Sunday, March 26, 2006

Sunday History Blogging (naval variant)

Cut and Run

This is a term which is now always used as a pejorative, (a description provided by William Safire).

But, it wasn't always that way.

The meaning dates back to the early 18th Century, the Royal Navy and the days of sail. According to The Elements and Practice of Rigging and Seamanship 1794, by David Steele, it involved the practice of cutting the anchor cable and making sail quickly, then running before the wind. In a later edition of the same book (1821), the definition took on a different process. It referred to the furling lashings on the yardarms as being cut to release the sails and get underway or gather speed quickly.

Added info: The Oxford Companion To The Sea 1976, edited by Peter Kemp states: an expression often thought to imply the cutting of a hemp cable with an axe, thus abandoning an anchor, when the ship needed to get quickly under way in an emergency. The more accurate origin of the saying was the custom of square-rigged ships, when at anchor in an open roadstead, of furling their sails with them stopped to the yards with ropeyarns, so the yarns could be cut and the sails let fall when the need to get underway quickly was urgent.

I have a tendency toward the Oxford's definition for two reasons: a) As a mariner I would be loath to leave an anchor behind. Further, given the anchorages of the 18th century, recovery was not as long a process as some might believe. Further, while cutting the cable might speed along release from ground tackle, it does not advance the setting of sail, which was a lengthy evolution in itself. b) Oxford's and Kemp have sourced their material thoroughly. Further, Peter Kemp has the distinction of having provided long service as Head of the Naval Historical Branch of the British Ministry of Defence.


The term, to cut and run in it's naval vernacular describes a tactic. Typically, the captain of a ship would order the anchor cable cut and sails made. The anchor cable was made of hemp and with some perseverence and a relatively sharp axe, could be severed. With enough sail made, a ship would run out of her anchorage having avoided some of the longer preparations required for getting underway.

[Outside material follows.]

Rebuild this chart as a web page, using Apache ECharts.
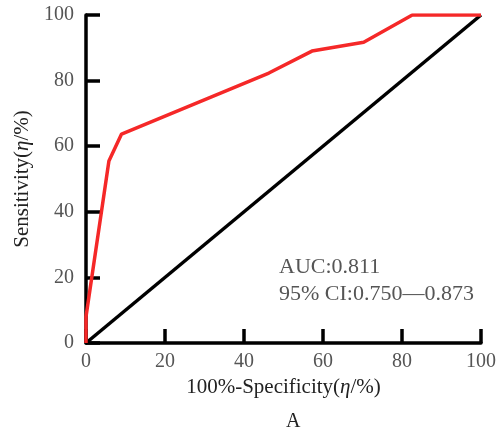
<!DOCTYPE html>
<html>
  <head>
    <meta charset="utf-8" />
    <title>ROC</title>
    <script src="https://cdn.jsdelivr.net/npm/echarts@6/dist/echarts.min.js"></script>
  </head>
  <body style="margin: 0">
    <div id="main" style="width: 499px; height: 432px"></div>
    <script type="text/javascript">
      var myChart = echarts.init(document.getElementById("main"));

      // ROC curve
      var rocX = [0, 0, 5.8, 9, 46.3, 57.2, 70.3, 82.6, 100];
      var rocY = [0, 8, 55.5, 63.7, 82.3, 89, 91.7, 100, 100];
      var refX = [0, 100];
      var refY = [0, 100];
      var ticks = [0, 20, 40, 60, 80, 100];
      var aucText = ["AUC:0.811", "95% CI:0.750—0.873"];

      var serif = "Liberation Serif";
      var rich = { i: { fontStyle: "italic", fontFamily: serif, fontSize: 21, color: "#222" } };

      function pairs(xs, ys) {
        return xs.map(function (x, i) { return [x, ys[i]]; });
      }

      var axisBase = {
        type: "value",
        min: ticks[0],
        max: ticks[ticks.length - 1],
        interval: 20,
        splitLine: { show: false },
        axisLine: { lineStyle: { color: "#000", width: 3.5 } },
        axisTick: { inside: true, length: 14, lineStyle: { color: "#000", width: 3.5 } },
        axisLabel: { fontFamily: serif, fontSize: 20, color: "#555" },
        nameLocation: "middle",
        nameTextStyle: { fontFamily: serif, fontSize: 21, color: "#222", rich: rich },
      };

      option = {
        animation: false,
        grid: { left: 86, right: 16, top: 15, bottom: 89 },
        xAxis: Object.assign({}, axisBase, {
          name: "100%-Specificity({i|η}/%)",
          nameGap: 34,
          axisLabel: Object.assign({}, axisBase.axisLabel, { margin: 9 }),
        }),
        yAxis: Object.assign({}, axisBase, {
          name: "Sensitivity({i|η}/%)",
          nameGap: 47,
          axisLabel: Object.assign({}, axisBase.axisLabel, { margin: 12 }),
        }),
        graphic: [
          {
            type: "text",
            left: 279,
            top: 254,
            style: {
              text: aucText.join("\n"),
              font: "22px " + serif,
              fill: "#555",
              lineHeight: 27,
            },
          },
          {
            type: "text",
            left: 286,
            top: 412,
            style: { text: "A", font: "20px " + serif, fill: "#222" },
          },
        ],
        series: [
          {
            type: "line",
            data: pairs(refX, refY),
            symbol: "none",
            lineStyle: { color: "#000", width: 3.5 },
            z: 2,
          },
          {
            type: "line",
            data: pairs(rocX, rocY),
            symbol: "none",
            lineStyle: { color: "#f52828", width: 3.5 },
            z: 3,
          },
        ],
      };

      myChart.setOption(option);
    </script>
  </body>
</html>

The term was never derogatory when used in naval service. It simply referred to the speed at which a ship could sail in an urgent situation. In an 1801 action between a British squadron and French and Spanish squadrons at the Gut of Gibraltar, the ships were ordered to cut and run, turning toward and engaging the enemy. When ships did cut and run as a means of escape it usually meant they were outgunned and escape provided the ability to return and fight another day.

The meaning implied by recent political figures leans toward "cutting losses" and "running away", doing a disservice to the original meaning which in no way suggested an act of cowardice.

Trivia: Where does the term The devil to pay originate and what are the implications of having to pay the devil?